Start of Data shown

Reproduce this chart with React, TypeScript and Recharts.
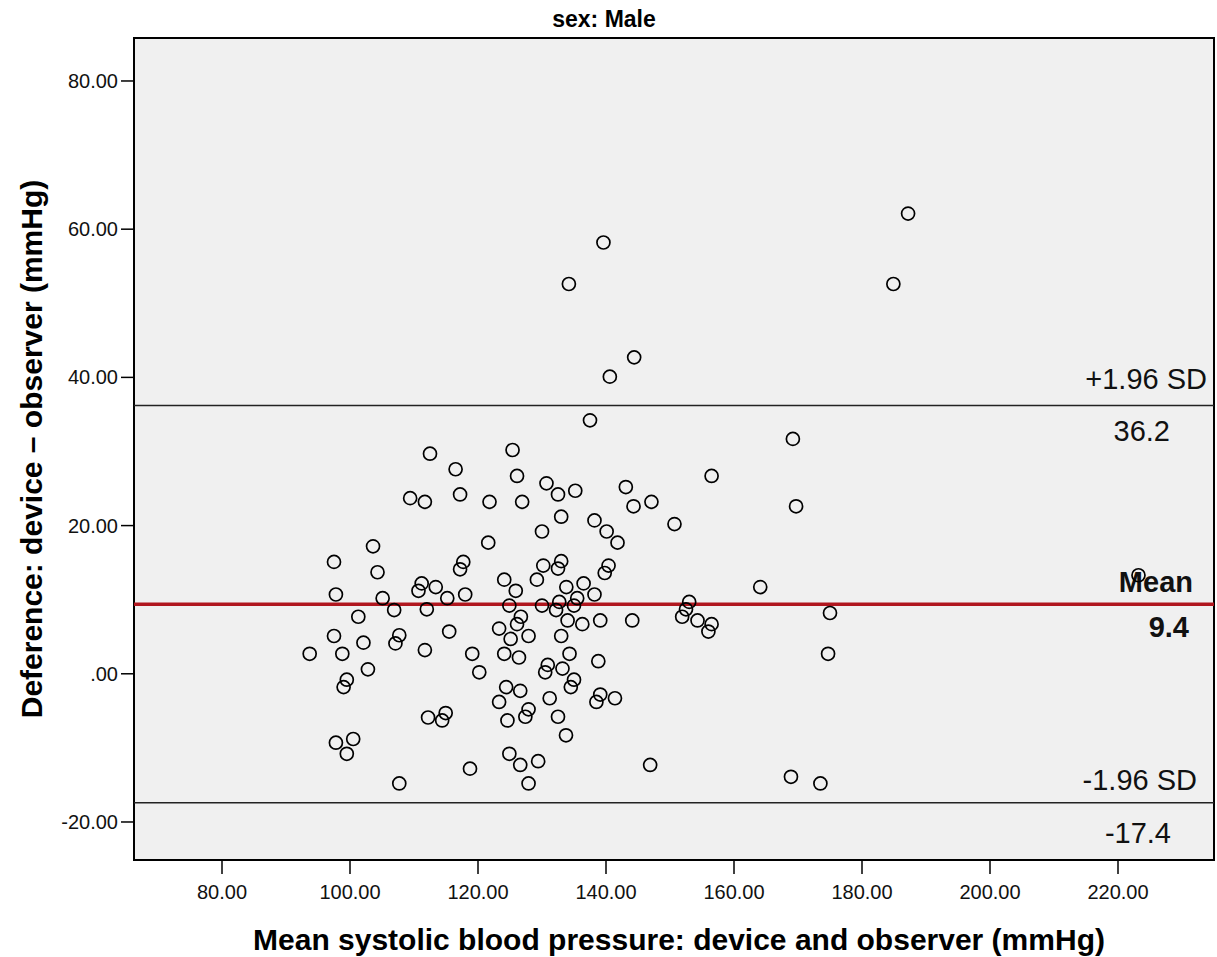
import { ScatterChart, Scatter, XAxis, YAxis, ReferenceLine, ReferenceArea } from 'recharts'

const meanBP = [
  187.2, 139.6, 134.2, 184.9, 144.4, 140.6, 137.5, 169.2, 125.4, 112.5,
  116.5, 126.1, 156.5, 130.7, 143.1, 135.2, 117.2, 132.5, 109.4, 111.7,
  121.8, 126.9, 147.1, 144.3, 169.7, 133.0, 150.7, 138.2, 130.0, 140.1,
  141.8, 121.6, 103.6, 97.5, 117.7, 117.2, 104.3, 130.2, 133.0, 132.5,
  140.4, 139.8, 124.1, 129.2, 111.2, 110.7, 113.4, 125.9, 133.8, 136.5,
  138.2, 135.5, 118.0, 97.8, 105.1, 115.2, 164.1, 223.2, 124.9, 130.0,
  132.7, 132.2, 135.0, 153.0, 152.5, 151.9, 154.3, 156.5, 156.0, 175.0,
  106.9, 112.0, 101.3, 126.7, 126.1, 123.3, 134.0, 136.3, 139.1, 144.1,
  127.9, 125.1, 133.0, 97.5, 102.1, 107.7, 107.1, 115.5, 93.7, 98.8,
  111.7, 119.1, 124.1, 126.4, 134.3, 138.8, 174.7, 120.2, 102.8, 130.9,
  130.5, 133.2, 99.5, 99.0, 135.0, 134.5, 124.4, 126.6, 123.3, 131.2,
  139.1, 138.5, 141.4, 127.9, 127.4, 124.6, 132.5, 112.2, 114.95, 114.4,
  133.75, 97.8, 100.5, 99.5, 124.9, 126.6, 129.4, 118.75, 146.9, 127.9,
  107.7, 168.9, 173.5,
]

const diffBP = [
  62.1, 58.2, 52.6, 52.6, 42.7, 40.1, 34.2, 31.7, 30.2, 29.7,
  27.6, 26.7, 26.7, 25.7, 25.2, 24.7, 24.2, 24.2, 23.7, 23.2,
  23.2, 23.2, 23.2, 22.6, 22.6, 21.2, 20.2, 20.7, 19.2, 19.2,
  17.7, 17.7, 17.2, 15.1, 15.1, 14.1, 13.7, 14.6, 15.2, 14.2,
  14.6, 13.6, 12.7, 12.7, 12.2, 11.2, 11.7, 11.2, 11.7, 12.2,
  10.7, 10.2, 10.7, 10.7, 10.2, 10.2, 11.7, 13.3, 9.2, 9.2,
  9.7, 8.6, 9.2, 9.7, 8.7, 7.7, 7.2, 6.7, 5.7, 8.2,
  8.6, 8.7, 7.7, 7.7, 6.7, 6.1, 7.2, 6.7, 7.2, 7.2,
  5.1, 4.7, 5.1, 5.1, 4.2, 5.2, 4.1, 5.7, 2.7, 2.7,
  3.2, 2.7, 2.7, 2.2, 2.7, 1.7, 2.7, 0.2, 0.6, 1.2,
  0.2, 0.7, -0.8, -1.8, -0.8, -1.8, -1.8, -2.3, -3.8, -3.3,
  -2.8, -3.8, -3.3, -4.8, -5.8, -6.3, -5.8, -5.9, -5.3, -6.3,
  -8.3, -9.3, -8.8, -10.8, -10.8, -12.3, -11.8, -12.8, -12.3, -14.8,
  -14.8, -13.9, -14.8,
]

const xTicks = [80, 100, 120, 140, 160, 180, 200, 220]
const yTicks = [-20, 0, 20, 40, 60, 80]

const meanDiff = 9.4
const upperLimit = 36.2
const lowerLimit = -17.4

const X_DOMAIN: [number, number] = [66.25, 235]
const Y_DOMAIN: [number, number] = [-25.13, 85.8]

const FONT = "'Liberation Sans', Arial, sans-serif"

const points = meanBP.map((x, i) => ({ x, y: diffBP[i] }))

const fmt = (v: number) => (v === 0 ? '.00' : v.toFixed(2))

const Ring = (props: any) => {
  if (props.cx == null || props.cy == null) return <g />
  return <circle cx={props.cx} cy={props.cy} r={6.5} fill='none' stroke='#000' strokeWidth={1.7} />
}

// two texts per line: one above, one below, right aligned
const LineLabel = (props: any) => {
  const vb = props.viewBox || { x: 134, y: 0, width: 1080 }
  const right = vb.x + vb.width
  const weight = props.bold ? 'bold' : 'normal'
  return (
    <g>
      <text x={right - props.aboveEnd} y={vb.y - props.aboveDy} textAnchor='end'
        fontSize={29} fontWeight={weight} fontFamily={FONT} fill='#111'>{props.above}</text>
      <text x={right - props.belowEnd} y={vb.y + props.belowDy} textAnchor='end'
        fontSize={29} fontWeight={weight} fontFamily={FONT} fill='#111'>{props.below}</text>
    </g>
  )
}

const ChartTitle = (props: any) => {
  const vb = props.viewBox || { x: 134, y: 38, width: 1080 }
  return (
    <text x={604} y={vb.y - 11} textAnchor='middle' fontSize={23} fontWeight='bold'
      fontFamily={FONT} fill='#000'>sex: Male</text>
  )
}

const XTitle = (props: any) => {
  const vb = props.viewBox || { x: 134, y: 860, width: 1080 }
  return (
    <text x={vb.x + vb.width / 2 + 5} y={950} textAnchor='middle' fontSize={30} fontWeight='bold'
      fontFamily={FONT} fill='#000'>Mean systolic blood pressure: device and observer (mmHg)</text>
  )
}

const YTitle = (props: any) => {
  const vb = props.viewBox || { x: 0, y: 38, height: 822 }
  const cx = 42
  const cy = vb.y + vb.height / 2
  return (
    <text x={cx} y={cy} transform={`rotate(-90 ${cx} ${cy})`} textAnchor='middle' fontSize={30}
      fontWeight='bold' fontFamily={FONT} fill='#000'>Deference: device – observer (mmHg)</text>
  )
}

export default function App() {
  return (
    <div style={{ position: 'absolute', left: 0, top: 0, background: '#fff' }}>
      <ScatterChart width={1217} height={957} margin={{ top: 38, right: 3, bottom: 0, left: 0 }}>
        <ReferenceArea
          x1={X_DOMAIN[0]}
          x2={X_DOMAIN[1]}
          y1={Y_DOMAIN[0]}
          y2={Y_DOMAIN[1]}
          fill='#f0f0f0'
          fillOpacity={1}
          stroke='#000'
          strokeWidth={2}
          ifOverflow='visible'
          label={<ChartTitle />}
        />
        <XAxis
          type='number'
          dataKey='x'
          domain={X_DOMAIN}
          allowDataOverflow
          ticks={xTicks}
          tickFormatter={fmt}
          height={97}
          tickSize={14}
          tickMargin={11}
          axisLine={false}
          tickLine={{ stroke: '#000', strokeWidth: 1.5 }}
          tick={{ fontSize: 20, fill: '#111', fontFamily: FONT }}
          label={<XTitle />}
        />
        <YAxis
          type='number'
          dataKey='y'
          domain={Y_DOMAIN}
          allowDataOverflow
          ticks={yTicks}
          tickFormatter={fmt}
          width={134}
          tickSize={13}
          tickMargin={3}
          axisLine={false}
          tickLine={{ stroke: '#000', strokeWidth: 1.5 }}
          tick={{ fontSize: 20, fill: '#111', fontFamily: FONT }}
          label={<YTitle />}
        />
        <ReferenceLine
          y={upperLimit}
          stroke='#222'
          strokeWidth={1.5}
          label={<LineLabel above='+1.96 SD' below={upperLimit.toFixed(1)} aboveEnd={7} aboveDy={17} belowEnd={44} belowDy={35} />}
        />
        <ReferenceLine
          y={lowerLimit}
          stroke='#222'
          strokeWidth={1.5}
          label={<LineLabel above='-1.96 SD' below={lowerLimit.toFixed(1)} aboveEnd={17} aboveDy={13} belowEnd={43} belowDy={40} />}
        />
        <ReferenceLine
          y={meanDiff}
          stroke='#b0161e'
          strokeWidth={3.5}
          label={<LineLabel bold above='Mean' below={meanDiff.toFixed(1)} aboveEnd={21} aboveDy={12} belowEnd={25} belowDy={33} />}
        />
        <Scatter data={points} shape={<Ring />} isAnimationActive={false} />
      </ScatterChart>
    </div>
  )
}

End of Data shown

Please reproduce the listing exactly from its opening line through the line that contains "YAxis, ReferenceLine, ReferenceArea", both included, with all pictures omitted.

Reproduce this chart with React, TypeScript and Recharts.
import { ScatterChart, Scatter, XAxis, YAxis, ReferenceLine, ReferenceArea } from 'recharts'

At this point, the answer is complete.